Yesterday, my daughter and I were exchanging emails and she mentioned that she and her other half are planning to go to the cinema this weekend. ‘I fancy going to the cinema,’ I was writing when, with Startling Synchronicity, an email arrived from Ro, saying that a David Lynch film is on in the arty cinema in Norwich and did I fancy coming with him. Well, such timing cannot be overlooked and so the arrangement was confirmed.
We are slightly apprehensive, however. Some years ago, when he was in his mid teens, we went to Mulholland Drive together. Quite apart from the fact that I was hopelessly confused throughout the film, I was absolutely confounded by the love scene between the two women in the film – not the scene itself, but being there with my young son. Afterwards, Ro and I agreed that, to a sensitive lad and his mother, sitting in the cinema watching a naked Naomi Watts and the other actress (sorry, other actress for not being sure at this minute who you are) embracing each other is embarrassing. “Don’t worry”, said Ro last night. “It’s a 15, not an 18, so that won’t happen this time.”
But I’ve been thinking about it, and I don’t think MD was an 18 either. So I IMDb’d Inland Empire and it mentions ‘gratuitous nudity’.
Oh well. We’re both older now, and we can take it.
If you are not confused after a David Lynch film you haven’t been paying attention. I was jolly glad I wasn’t watching ‘Blue Velvet’ with anyone I would have been embarrassed with. In fact I think I watched it on TV alone. Incredibly erotic film. Hope to take MTL to cinema on Monday.
I agree on all counts, Pat!
Blue Velvet? Erotic? Being raped by some sort of asthmatic sado-maniac child-kidnapper with a pair of scissors up your whatsit? No thanks, you two can keep it! I’ll stick with Betty Blue if you don’t mind.
Pat, do you feel put in your place as well?
I guess that leaves “9 1/2 Weeks” out of the question.
I think the timing here is spooky. My son and I were instant messaging back and forth last nite. I think he must have been drinking, because the later it got the more I had to have him clarify what he had said.
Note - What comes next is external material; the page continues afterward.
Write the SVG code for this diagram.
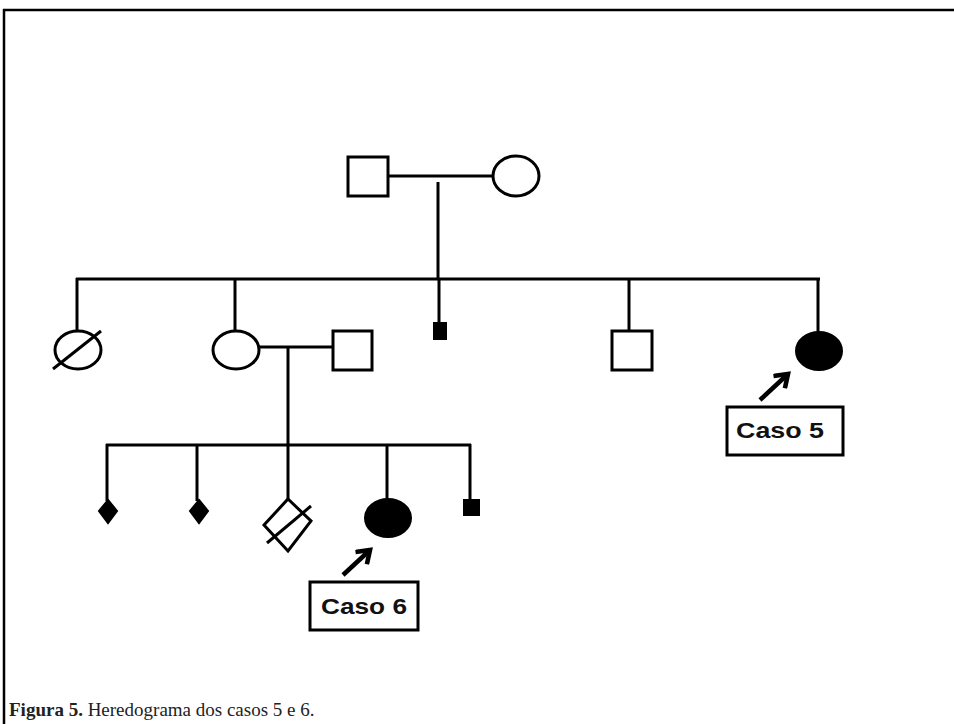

Then I was quite sure he was “shafahzed” (I think you would say pissed), when he started trying to suggest some helpful hints for his fathers and my sex life, accompanied by lots of “I shouldn’t say this” “How do I say this”. I have always been very open with my children. But this was getting too close for comfort. He is 29 and a lot of our whole conversation was him lecturing me to get out more and such. At one point I pointed it out and added, “Like I used to do to you all the time. Maybe this is payback!” He agreed and was amused.
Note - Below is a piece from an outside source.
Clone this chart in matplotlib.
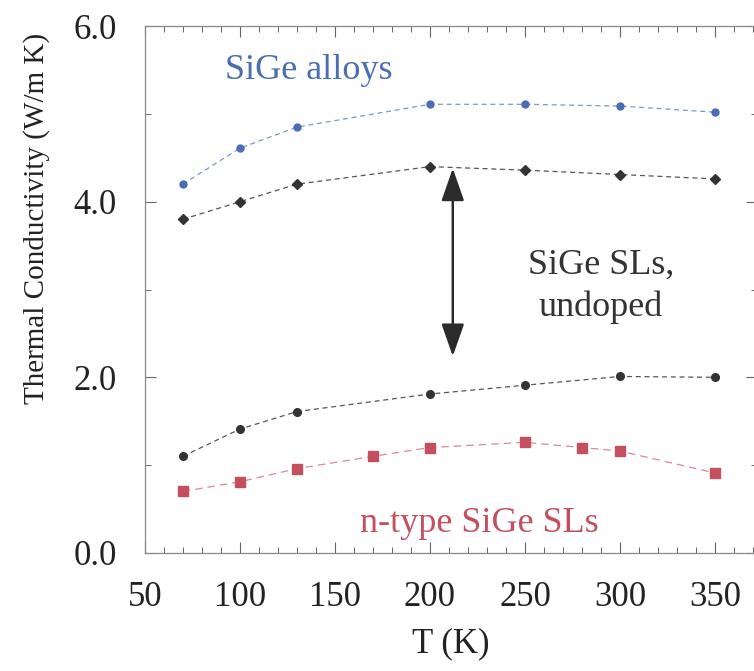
import matplotlib
matplotlib.use("Agg")
import matplotlib.pyplot as plt
from matplotlib.ticker import MultipleLocator, FormatStrFormatter

# values
t_alloy = [70, 100, 130, 200, 250, 300, 350]
k_alloy = [4.2, 4.61, 4.85, 5.11, 5.11, 5.09, 5.02]

t_sl_hi = [70, 100, 130, 200, 250, 300, 350]
k_sl_hi = [3.8, 4.0, 4.2, 4.4, 4.36, 4.31, 4.26]

t_sl_lo = [70, 100, 130, 200, 250, 300, 350]
k_sl_lo = [1.1, 1.41, 1.61, 1.81, 1.91, 2.01, 2.0]

t_ntype = [70, 100, 130, 170, 200, 250, 280, 300, 350]
k_ntype = [0.7, 0.81, 0.96, 1.1, 1.2, 1.26, 1.2, 1.16, 0.91]

blue = "#4a6db3"
dark = "#333333"
red = "#c4505f"

plt.rcParams["font.family"] = ["Liberation Serif", "DejaVu Serif"]

fig = plt.figure(figsize=(7.54, 6.71), dpi=100)
ax = fig.add_axes([0.192, 0.176, 0.812, 0.785])

ax.plot(t_alloy, k_alloy, "--", color="#7f96c8", lw=0.9, dashes=(4, 3))
ax.plot(t_alloy, k_alloy, "o", color=blue, ms=5)

ax.plot(t_sl_hi, k_sl_hi, "--", color="#555555", lw=0.9, dashes=(4, 3))
ax.plot(t_sl_hi, k_sl_hi, "D", color=dark, ms=5)

ax.plot(t_sl_lo, k_sl_lo, "--", color="#555555", lw=0.9, dashes=(4, 3))
ax.plot(t_sl_lo, k_sl_lo, "o", color=dark, ms=5.5)

ax.plot(t_ntype, k_ntype, "--", color="#d88a94", lw=0.9, dashes=(6, 4))
ax.plot(t_ntype, k_ntype, "s", color=red, ms=7)

# double arrow between the two undoped SL curves
ax.annotate("", xy=(212, 4.38), xytext=(212, 2.24),
            arrowprops=dict(arrowstyle="<|-|>,head_length=1.0,head_width=0.35",
                            color="#2b2b2b", lw=1.8,
                            mutation_scale=20, shrinkA=0, shrinkB=0))

ax.text(92, 5.5, "SiGe alloys", color=blue, fontsize=26, va="center")
ax.text(290, 3.28, "SiGe SLs,", color=dark, fontsize=26, ha="center", va="center")
ax.text(290, 2.8, "undoped", color=dark, fontsize=26, ha="center", va="center")
ax.text(226, 0.34, "n-type SiGe SLs", color=red, fontsize=26, ha="center", va="center")

ax.set_xlim(50, 372)
ax.set_ylim(0, 6)
ax.xaxis.set_major_locator(MultipleLocator(50))
ax.xaxis.set_minor_locator(MultipleLocator(10))
ax.yaxis.set_major_locator(MultipleLocator(2))
ax.yaxis.set_minor_locator(MultipleLocator(1))
ax.yaxis.set_major_formatter(FormatStrFormatter("%.1f"))

ax.tick_params(which="both", direction="in", top=True, right=True,
               colors="#666666", labelcolor="#222222", labelsize=25, pad=20)
ax.tick_params(which="major", length=8, width=0.8)
ax.tick_params(which="minor", length=4, width=0.7)
for s in ax.spines.values():
    s.set_color("#888888")
    s.set_linewidth(0.9)

ax.set_xlabel("T (K)", fontsize=25, color="#222222", labelpad=10)
ax.set_ylabel("Thermal Conductivity (W/m K)", fontsize=21, color="#222222")
ax.yaxis.set_label_coords(-0.155, 0.635)

fig.savefig("out.png", dpi=100, facecolor="white")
Oh blimey – if anything, I think my children would be nervous that I might drop something into the conversation about my sex life – I mean, they are pleased that the Sage and I still like each other and all, but more than that would come under TMI, instantly!
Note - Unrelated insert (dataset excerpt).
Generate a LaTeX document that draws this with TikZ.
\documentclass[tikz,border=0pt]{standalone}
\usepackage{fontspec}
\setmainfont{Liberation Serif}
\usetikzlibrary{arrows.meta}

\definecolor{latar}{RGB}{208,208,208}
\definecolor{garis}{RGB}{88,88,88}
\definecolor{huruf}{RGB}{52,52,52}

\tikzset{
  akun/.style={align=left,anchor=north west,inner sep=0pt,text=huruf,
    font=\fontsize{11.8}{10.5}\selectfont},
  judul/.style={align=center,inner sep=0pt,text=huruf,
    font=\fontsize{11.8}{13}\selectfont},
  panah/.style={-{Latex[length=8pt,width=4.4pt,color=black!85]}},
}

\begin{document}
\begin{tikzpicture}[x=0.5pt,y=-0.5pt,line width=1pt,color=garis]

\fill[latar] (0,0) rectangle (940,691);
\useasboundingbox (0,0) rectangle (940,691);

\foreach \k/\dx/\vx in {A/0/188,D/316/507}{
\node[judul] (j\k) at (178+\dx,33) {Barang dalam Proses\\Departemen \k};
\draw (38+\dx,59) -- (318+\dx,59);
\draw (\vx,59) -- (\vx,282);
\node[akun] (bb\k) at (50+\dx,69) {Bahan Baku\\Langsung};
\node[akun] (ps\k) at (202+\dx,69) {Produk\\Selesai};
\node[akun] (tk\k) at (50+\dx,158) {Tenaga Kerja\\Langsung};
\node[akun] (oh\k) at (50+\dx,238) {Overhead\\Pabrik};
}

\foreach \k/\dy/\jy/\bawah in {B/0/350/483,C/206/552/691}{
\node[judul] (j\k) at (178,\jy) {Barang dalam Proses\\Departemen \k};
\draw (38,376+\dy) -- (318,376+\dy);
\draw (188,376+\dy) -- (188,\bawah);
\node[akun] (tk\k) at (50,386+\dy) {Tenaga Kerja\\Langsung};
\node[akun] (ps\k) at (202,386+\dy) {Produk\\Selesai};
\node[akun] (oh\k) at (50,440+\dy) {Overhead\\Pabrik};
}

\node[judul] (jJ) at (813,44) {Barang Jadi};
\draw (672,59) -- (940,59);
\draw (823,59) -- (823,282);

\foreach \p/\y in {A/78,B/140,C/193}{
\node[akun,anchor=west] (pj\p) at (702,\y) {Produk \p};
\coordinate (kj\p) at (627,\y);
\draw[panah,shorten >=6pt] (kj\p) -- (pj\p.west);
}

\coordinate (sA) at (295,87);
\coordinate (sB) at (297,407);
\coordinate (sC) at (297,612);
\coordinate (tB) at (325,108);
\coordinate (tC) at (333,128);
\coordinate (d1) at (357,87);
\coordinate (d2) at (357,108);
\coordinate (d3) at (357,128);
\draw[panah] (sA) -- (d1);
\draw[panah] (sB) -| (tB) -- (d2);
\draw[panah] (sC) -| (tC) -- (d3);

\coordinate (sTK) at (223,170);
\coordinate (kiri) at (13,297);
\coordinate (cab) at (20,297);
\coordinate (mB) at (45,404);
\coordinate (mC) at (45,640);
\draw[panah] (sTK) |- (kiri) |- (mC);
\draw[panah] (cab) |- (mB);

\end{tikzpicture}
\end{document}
HA! You just reminded me of the time I went to see “The Pillow Book” with my platonic male roommate. Neither of us had any idea what it was about, but liked the art cinema and Ewan McGregor well enough, so we went. He was extremely uncomfortable (and quite familiar with) Ewan McGregor’s dangly bits by the end of the movie.
My parents and I rarely agree on movies, so that hasn’t been a problem.
In about 1970, I went to a Visconti film called ‘The Damned’ with Dirk Bogarde and Charlotte Rampling, with a group of friends. I can’t remember all that much about it, but that I was quite taken aback – it was the first X-rated film I’d been to, I think largely because of the violence. It was set in Nazi Germany and involved the Night of the Long Knives, but it had a sort of Shakespearean tragedy feel about it, with more sex. As I remember, vaguely.
No dangly bits last night and not much nudity.
But was the nudity gratuitous?
Not really, it sort of fitted in with the scene, although the scene only fitted in the film at all in a Lynchish sort of way.
I didn’t mean to disparage anyone’s idea of the erotic, I’m just genuinely surprised…yet gruesomely fascinated at the same time. Am I the odd one out?
Darling, we’re all gruesomely fascinating in our own way. I suppose suspension of disbelief and disassociation and that sort of thing comes into it. You can dislike the actuality of something and appreciate it as fiction at the same time. Look at the huge number of people who read crime fiction.
So you two weren’t thinking of the wrong film? Blue Velvet is erotic? I think I need to think about this for a minute.
It’s absolutely years since I saw it, I can hardly remember and I might hate it now. Don’t take it to heart, dearest.
On the other hand, it still might be a vast turn-on. I don’t know. I almost feel obliged to watch it – I’ve a feeling someone in the family has the DVD. Won’t be the Sage. Only thing allowed to turn him on is me…
Now I’m wondering if I’ve got the right film. I think Ingrid Bergman’s daughter was in it.